Kant non chiede di rassegnarci ai nostri difetti, ma di costruire un’etica del limite: una filosofia che, accettando la nostra imperfezione, orienti i nostri sforzi verso un progresso realistico e sostenibile. Invece di cercare di raddrizzare ciò che non può essere raddrizzato, dovremmo imparare a lavorare con il legno storto, a valorizzarne le pieghe e a convivere con le sue asimmetrie.

Questa riflessione si estende inevitabilmente alla politica. La storia è disseminata di utopie fallite, di ideologie che, nel tentativo di creare società perfette, hanno generato orrori indicibili. Dal totalitarismo al neoliberismo sfrenato, ogni sistema che ha ignorato il limite umano si è infranto contro la dura realtà delle nostre imperfezioni. Kant ci insegna che la politica deve partire da un’assunzione di modestia: non si tratta di creare il mondo ideale, ma di migliorare quello reale, un passo alla volta, accettando i compromessi che la natura umana ci impone.
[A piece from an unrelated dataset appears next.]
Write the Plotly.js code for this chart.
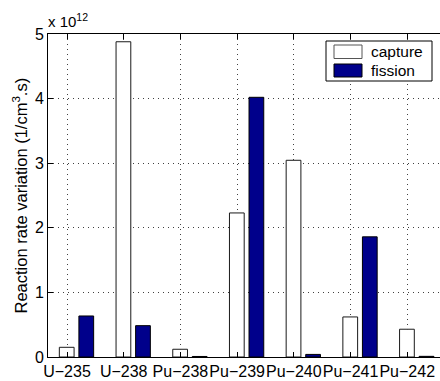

Nella celebre conclusione della Critica della ragion pratica, Kant scrive: «Due cose riempiono l’animo di ammirazione e venerazione sempre nuove e crescenti […] il cielo stellato sopra di me e la legge morale dentro di me.» Il cielo stellato rappresenta l’aspirazione, l’infinito, la tensione verso ciò che è al di sopra di noi. La legge morale, invece, ci radica nella nostra condizione umana, ricordandoci che il nostro compito non è scalare il cielo, ma vivere con dignità sulla terra.

Forse, nel nostro tempo di ambizioni sfrenate e disillusioni crescenti, abbiamo bisogno di riscoprire questa dualità. Il cielo stellato ci ispira, ma è la consapevolezza del nostro essere “legno storto” che ci permette di camminare senza cadere. E allora, invece di cercare di raddrizzarci a tutti i costi, dovremmo imparare a convivere con le nostre curve, scoprendo che proprio in esse si nasconde la nostra umanità più profonda.